I headed across Illinois and into Indiana. I showed up around 5am CST, ahead of my 7am scheduled arrival. The inbound truck was already there and, much to my surprise, there were parking spaces available nearby. So we made the swap. The driver from whom I took the relay was visibly annoyed by something. I observed that it was odd to deadhead someone over 150 miles in the middle of the night to pull a relay 211 miles and pass it off, so I guessed they must have been short on power in the area. She said that her original plan summary had her due in Stony Ridge at 17:30 EST. They sent her a message asking when she would be there, so she replied 17:00. And then they made her relay the load, since it was due in Pennsylvania by 21:00 tonight. She was pissed about losing the last part of the run, but honestly, why say it would take you another twelve hours to go 200 miles? I'm thinking that one is her fault, even if the plan summary was wrong.

So I boned across Indiana on the way to Stony Ridge. My dispatch said I was due in at 12:00, but I got the load early enough to allow for a quick catnap. That was a much needed break. I rolled into the Petro at 11:40 and saw nary a CTL truck in the lot. I made a call to see what was what and I was told that the outbound truck was still at his previous consignee. So I took a nap while my logbook recovered from last night's miscalculation. A few hours later I woke up, legal again, and the other truck still was nowhere to be found. He finally rolled in a little before 17:00 and his story actually trumped the other one.

This guy said that he was empty yesterday at 12:30, "not far from here." He apparently never got dispatched to come to Stony Ridge, so he never came to Stony Ridge. Then he got a call this afternoon, after the load was already terribly behind schedule, asking him why he was still at the consignee. Must be a new guy. The fleet managers have 70-80 trucks to manage, so sometimes they'll miss a dispatch. That does happen. When it happens to me, my approach is just to start toward whatever city the plan gave me and then send a message saying, "Dispatch me." If they change their mind and unassign me, they can just pay me the miles to wherever I had to turn around, and no damage is done. Especially for a ConWay relay, when we're supposed to be at the relay point early enough for a ten hour break before the swap, the idea is to get there and be ready. Again, the dispatcher may have erred, but I have to put this one on the driver. Why in the hell would he wait a whole day for a dispatch when he already had his assignment? Dunno man, not my problem. I'm just a peon. That load will be wicked late, but I did what I was supposed to do. That's enough for me.

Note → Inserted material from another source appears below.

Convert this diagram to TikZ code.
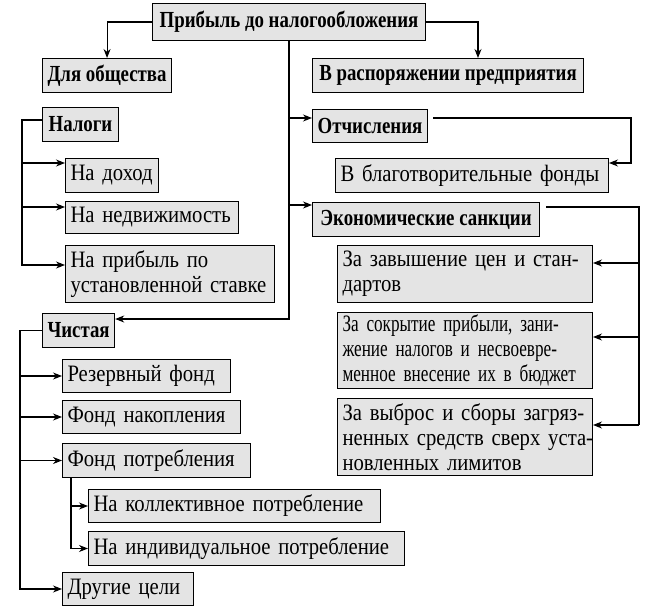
\documentclass[tikz,border=0pt]{standalone}
\usepackage{fontspec}
\setmainfont[FakeStretch=0.88]{Liberation Serif}
\newfontfamily\headfont[FakeStretch=0.82]{Liberation Serif}
\newfontfamily\narrowfont[FakeStretch=0.73]{Liberation Serif}
\usetikzlibrary{arrows.meta}
\definecolor{boxgray}{RGB}{228,228,228}
\newcommand{\jl}[1]{\makebox[\hsize][s]{#1}}

\begin{document}
\begin{tikzpicture}[x=1pt,y=-1pt,
  box/.style={draw,fill=boxgray,line width=1pt,anchor=north west,inner xsep=5pt,inner ysep=0pt,align=left,font=\fontsize{23.5}{25}\selectfont},
  head/.style={box,font=\fontsize{23}{25}\headfont\bfseries},
  arr/.style={-{Stealth[length=9pt,width=7pt]},line width=1.1pt}]
  \useasboundingbox (0,0) rectangle (669,610);
  \node[head,minimum width=273pt,minimum height=37pt] (top) at (152,3) {Прибыль до налогообложения};
  \node[head,minimum width=124pt,minimum height=34pt] (obsch) at (42,58) {Для общества};
  \node[head,minimum width=271pt,minimum height=34pt] (rasp) at (312,58) {В распоряжении предприятия};
  \node[head,minimum width=76pt,minimum height=34pt] (nalogi) at (42,107) {Налоги};
  \node[head,minimum width=115pt,minimum height=33pt] (otch) at (312,109) {Отчисления};
  \node[box,text width=83pt,minimum height=34pt] (dohod) at (65,158) {На доход};
  \node[box,text width=263pt,minimum height=34pt] (blag) at (335,158) {В благотворительные фонды};
  \node[box,text width=163pt,minimum height=32pt] (nedv) at (65,201) {На недвижимость};
  \node[head,minimum width=227pt,minimum height=34pt] (ekon) at (312,202) {Экономические санкции};
  \node[box,text width=199pt,minimum height=57pt] (pribyl) at (65,245) {На прибыль по\\установленной ставке};
  \node[box,text width=245pt,minimum height=57pt] (zav) at (337,245) {\jl{За завышение цен и стан-}\\дартов};
  \node[head,minimum width=72pt,minimum height=34pt] (chist) at (42,313) {Чистая};
  \node[box,text width=245pt,minimum height=76pt] (sokr) at (337,312) {\narrowfont\jl{За сокрытие прибыли, зани-}\\\jl{жение налогов и несвоевре-}\\\jl{менное внесение их в бюджет}};
  \node[box,text width=245pt,minimum height=77pt] (vybr) at (337,398) {\jl{За выброс и сборы загряз-}\\\jl{ненных средств сверх уста-}\\новленных лимитов};
  \node[box,text width=158pt,minimum height=33pt] (rez) at (62,359) {Резервный фонд};
  \node[box,text width=168pt,minimum height=33pt] (nakop) at (62,400) {Фонд накопления};
  \node[box,text width=178pt,minimum height=34pt] (potr) at (62,443) {Фонд потребления};
  \node[box,text width=282pt,minimum height=33pt] (koll) at (88,489) {На коллективное потребление};
  \node[box,text width=306pt,minimum height=34pt] (ind) at (88,531) {На индивидуальное потребление};
  \node[box,text width=121pt,minimum height=33pt] (drug) at (62,572) {Другие цели};

  \draw[arr] (top.west) -| (obsch.north);
  \draw[arr] (top.east) -| ([xshift=30pt]rasp.north);
  \draw[arr] (top.south) |- ([yshift=-6pt]chist.north east);
  \draw[arr] ([yshift=-9pt]otch.north west -| top.south) -- ([yshift=-9pt]otch.north west);
  \draw[arr] ([yshift=-3pt]ekon.north west -| top.south) -- ([yshift=-3pt]ekon.north west);

  \draw[arr] ([shift={(5pt,-9pt)}]otch.north east) -| ([shift={(22pt,-5pt)}]blag.north east) -- ([yshift=-5pt]blag.north east);
  \draw[line width=1.1pt] ([shift={(6pt,-5pt)}]ekon.north east) -| ([shift={(46pt,-27pt)}]vybr.north east) coordinate (el);
  \draw[arr] ([yshift=-18pt]zav.north east -| el) -- ([yshift=-18pt]zav.north east);
  \draw[arr] ([yshift=-25pt]sokr.north east -| el) -- ([yshift=-25pt]sokr.north east);
  \draw[arr] (el) -- ([yshift=-27pt]vybr.north east);

  \draw[arr] ([yshift=-13pt]nalogi.north west) -- ++(-20,0) coordinate (nl) |- ([yshift=-20pt]pribyl.north west);
  \draw[arr] ([yshift=-5pt]dohod.north west -| nl) -- ([yshift=-5pt]dohod.north west);
  \draw[arr] ([yshift=-6pt]nedv.north west -| nl) -- ([yshift=-6pt]nedv.north west);

  \draw[arr] (chist.west) -- ++(-22,0) coordinate (cl) |- (drug.west);
  \draw[arr] (rez.west -| cl) -- (rez.west);
  \draw[arr] (nakop.west -| cl) -- (nakop.west);
  \draw[arr] (potr.west -| cl) -- (potr.west);

  \draw[arr] ([xshift=9pt]potr.south west) |- (ind.west);
  \draw[arr] ([xshift=9pt]potr.south west |- koll.west) -- (koll.west);
\end{tikzpicture}
\end{document}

Before I got to Stony Ridge this morning, I received a pre-plan for a load picking up 40 miles to the west and heading to New Jersey for Monday morning. It's not a huge weekend run, but combined with this morning's work it gets me to 2,260 miles for the week plus around twenty bucks in northeast pay. Considering I was in Laredo until Wednesday afternoon, I'm pretty happy with CTL's efforts. I got hosed pretty bad last week, so I was hoping they would be able to make it up to me. They did a pretty good job, as far as I'm concerned. I also got my layover pay for the time in Laredo added to this week's check. Sixty bucks a day won't make anyone rich, but it will take a little of the sting out of the shitty paycheck I got this morning.

So then it was off to Napoleon, Ohio. I got checked in down there and dropped my empty. The loaded trailer was sitting on a sheet of ice, so I had a hell of a time getting under it. It was so heavy that it kept squirting my truck forward like a bar of soap that you squeeze too tightly. Then I got smart, or so I thought. I got out and cranked the trailer up a little bit to make it more even with my fifth wheel. That way, I thought, it wouldn't be so hard for my truck to back under it. This load is a heavy bitch, so I was huffing and puffing from cranking it up. Then I inched back, ever so daintily. I felt the fifth wheel hit the trailer, so things were looking good. Then, as I watched in the mirror, the trailer started getting pretty damn close to my truck. Shit. Jumped the fifth wheel. So then I got to crank that damn thing way up. I may or may not have mentioned that I'm not in the greatest shape these days. Yeah, that was a workout. I got it up high enough to go back over the fifth wheel, pulled forward, lowered it back down, and finally got locked in. Phew!

I headed back to the Petro where I spent the afternoon. I have tomorrow and Sunday to cover a little over 600 miles, so I figured I'd call it a night here and hop the turnpike tomorrow. I thought I'd be able catch up tonight with a girl I know from Toledo. Alas, her number is no longer in service. Guess she graduated from UT at some point in the last two years. Bummer. With my delusions of a fun night tossed in the garbage, I decided I might as well get my fuel filters changed. I got the message from the shop yesterday and I'm already at a Petro, so now is as good a time as any. It looks like I'm next in line, so this marathon day may be done shortly.